§ **WHAT THE TASK ASKS**
Pictures stay out of this copy, which runs from the first line of the material through the line containing "msizes = [7.5, 9, 9.5]".

§ **DATASET EXCERPT**
------------

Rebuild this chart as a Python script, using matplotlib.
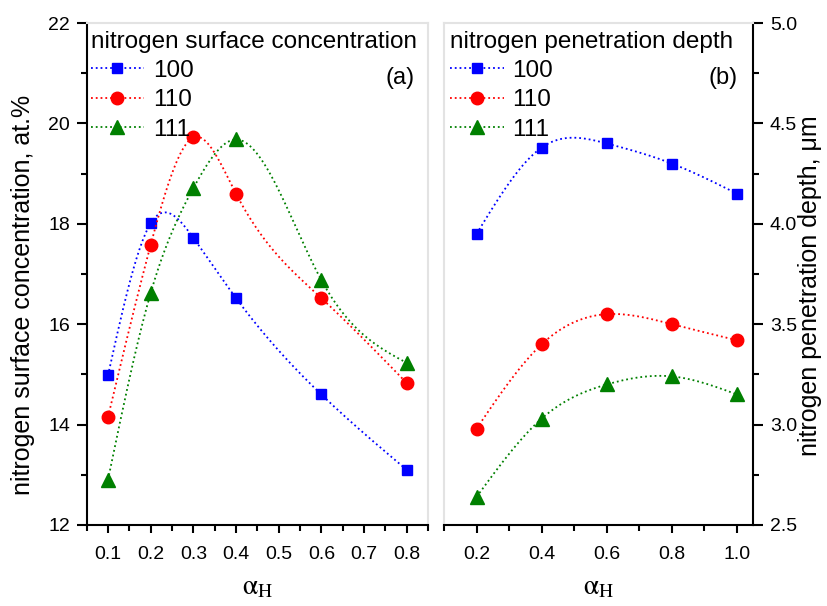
import numpy as np
import matplotlib
matplotlib.use("Agg")
import matplotlib.pyplot as plt
from matplotlib.ticker import MultipleLocator, FormatStrFormatter

plt.rcParams['font.family'] = ['Liberation Sans', 'DejaVu Sans']
plt.rcParams['mathtext.fontset'] = 'stix'

# panel (a): surface concentration, at.%
alpha_a = [0.1, 0.2, 0.3, 0.4, 0.6, 0.8]
conc_100 = [14.98, 18.01, 17.72, 16.52, 14.60, 13.10]
conc_110 = [14.15, 17.58, 19.72, 18.60, 16.52, 14.83]
conc_111 = [12.90, 16.62, 18.71, 19.68, 16.88, 15.23]

# panel (b): penetration depth, um
alpha_b = [0.2, 0.4, 0.6, 0.8, 1.0]
depth_100 = [3.95, 4.38, 4.40, 4.30, 4.15]
depth_110 = [2.98, 3.40, 3.55, 3.50, 3.42]
depth_111 = [2.64, 3.03, 3.20, 3.24, 3.15]

labels = ['100', '110', '111']
colors = ['#0000ff', '#ff0000', '#008000']
markers = ['s', 'o', '^']
msizes = [7.5, 9, 9.5]


def spline(x, y, n=200):
    # natural cubic spline for the smooth dotted guide lines
    x = np.asarray(x, float)
    y = np.asarray(y, float)
    k = len(x)
    h = np.diff(x)
    A = np.zeros((k, k))
    r = np.zeros(k)
    A[0, 0] = A[-1, -1] = 1
    for i in range(1, k - 1):
        A[i, i - 1] = h[i - 1]
        A[i, i] = 2 * (h[i - 1] + h[i])
        A[i, i + 1] = h[i]
        r[i] = 6 * ((y[i + 1] - y[i]) / h[i] - (y[i] - y[i - 1]) / h[i - 1])
    m = np.linalg.solve(A, r)
    xs = np.linspace(x[0], x[-1], n)
    idx = np.clip(np.searchsorted(x, xs) - 1, 0, k - 2)
    t0 = x[idx]
    t1 = x[idx + 1]
    hh = t1 - t0
    ys = (m[idx] * (t1 - xs) ** 3 / (6 * hh) + m[idx + 1] * (xs - t0) ** 3 / (6 * hh)
          + (y[idx] / hh - m[idx] * hh / 6) * (t1 - xs)
          + (y[idx + 1] / hh - m[idx + 1] * hh / 6) * (xs - t0))
    return xs, ys


fig = plt.figure(figsize=(8.27, 6.06), dpi=100)
ax1 = fig.add_axes([0.1048, 0.1337, 0.4127, 0.8283])
ax2 = fig.add_axes([0.5369, 0.1337, 0.3740, 0.8283])

light = '#e3e3e3'

for ax, xs, series in [(ax1, alpha_a, [conc_100, conc_110, conc_111]),
                       (ax2, alpha_b, [depth_100, depth_110, depth_111])]:
    for ys, lab, c, mk, ms in zip(series, labels, colors, markers, msizes):
        sx, sy = spline(xs, ys)
        ax.plot(sx, sy, ':', color=c, lw=1.3)
        ax.plot(xs, ys, linestyle='none', marker=mk, color=c, ms=ms)
        ax.plot([], [], ':', color=c, lw=1.3, marker=mk, ms=ms, label=lab)

xlab = r'$\mathrm{\alpha}_{\mathrm{H}}$'

# panel (a) axes
ax1.set_xlim(0.05, 0.85)
ax1.set_ylim(12, 22)
ax1.xaxis.set_major_locator(MultipleLocator(0.1))
ax1.xaxis.set_minor_locator(MultipleLocator(0.05))
ax1.yaxis.set_major_locator(MultipleLocator(2))
ax1.yaxis.set_minor_locator(MultipleLocator(1))
ax1.spines['top'].set_color(light)
ax1.spines['right'].set_color(light)
ax1.set_ylabel('nitrogen surface concentration, at.%', fontsize=18)
ax1.yaxis.set_label_coords(-0.151, 0.458)
ax1.set_xlabel(xlab, fontsize=20, labelpad=8)
ax1.text(0.96, 0.89, '(a)', transform=ax1.transAxes, ha='right', va='center', fontsize=17)

# panel (b) axes
ax2.set_xlim(0.1, 1.05)
ax2.set_ylim(2.5, 5.0)
ax2.xaxis.set_major_locator(MultipleLocator(0.2))
ax2.xaxis.set_minor_locator(MultipleLocator(0.1))
ax2.yaxis.set_major_locator(MultipleLocator(0.5))
ax2.yaxis.set_minor_locator(MultipleLocator(0.25))
ax2.yaxis.tick_right()
ax2.yaxis.set_label_position('right')
ax2.spines['top'].set_color(light)
ax2.spines['left'].set_color(light)
ax2.set_ylabel('nitrogen penetration depth, μm', fontsize=18)
ax2.yaxis.set_label_coords(1.145, 0.476)
ax2.set_xlabel(xlab, fontsize=20, labelpad=8)
ax2.text(0.95, 0.89, '(b)', transform=ax2.transAxes, ha='right', va='center', fontsize=17)
ax2.yaxis.set_major_formatter(FormatStrFormatter('%.1f'))
ax2.xaxis.set_major_formatter(FormatStrFormatter('%.1f'))

for ax in (ax1, ax2):
    for s in ('left', 'right', 'top', 'bottom'):
        ax.spines[s].set_linewidth(1.5)
    ax.tick_params(labelsize=14, width=1.5)
    ax.tick_params(axis='x', which='major', length=6, pad=9)
    ax.tick_params(axis='x', which='minor', length=4, width=1.5)
    ax.tick_params(axis='y', which='major', length=7, pad=5)
    ax.tick_params(axis='y', which='minor', length=4, width=1.5)

leg_kw = dict(loc='upper left', frameon=False, fontsize=17.5, title_fontsize=17.5,
              handlelength=2.2, borderpad=0.1, labelspacing=0.3,
              handletextpad=0.35, alignment='left')
ax1.legend(title='nitrogen surface concentration', bbox_to_anchor=(-0.031, 1.014), **leg_kw)
ax2.legend(title='nitrogen penetration depth', bbox_to_anchor=(-0.027, 1.014), **leg_kw)

fig.savefig('out.png', dpi=100)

------------

§ **FINAL RESULT**
Rebuild this chart as a Python script, using matplotlib.
import numpy as np
import matplotlib
matplotlib.use("Agg")
import matplotlib.pyplot as plt
from matplotlib.ticker import MultipleLocator, FormatStrFormatter

plt.rcParams['font.family'] = ['Liberation Sans', 'DejaVu Sans']
plt.rcParams['mathtext.fontset'] = 'stix'

# panel (a): surface concentration, at.%
alpha_a = [0.1, 0.2, 0.3, 0.4, 0.6, 0.8]
conc_100 = [14.98, 18.01, 17.72, 16.52, 14.60, 13.10]
conc_110 = [14.15, 17.58, 19.72, 18.60, 16.52, 14.83]
conc_111 = [12.90, 16.62, 18.71, 19.68, 16.88, 15.23]

# panel (b): penetration depth, um
alpha_b = [0.2, 0.4, 0.6, 0.8, 1.0]
depth_100 = [3.95, 4.38, 4.40, 4.30, 4.15]
depth_110 = [2.98, 3.40, 3.55, 3.50, 3.42]
depth_111 = [2.64, 3.03, 3.20, 3.24, 3.15]

labels = ['100', '110', '111']
colors = ['#0000ff', '#ff0000', '#008000']
markers = ['s', 'o', '^']
msizes = [7.5, 9, 9.5]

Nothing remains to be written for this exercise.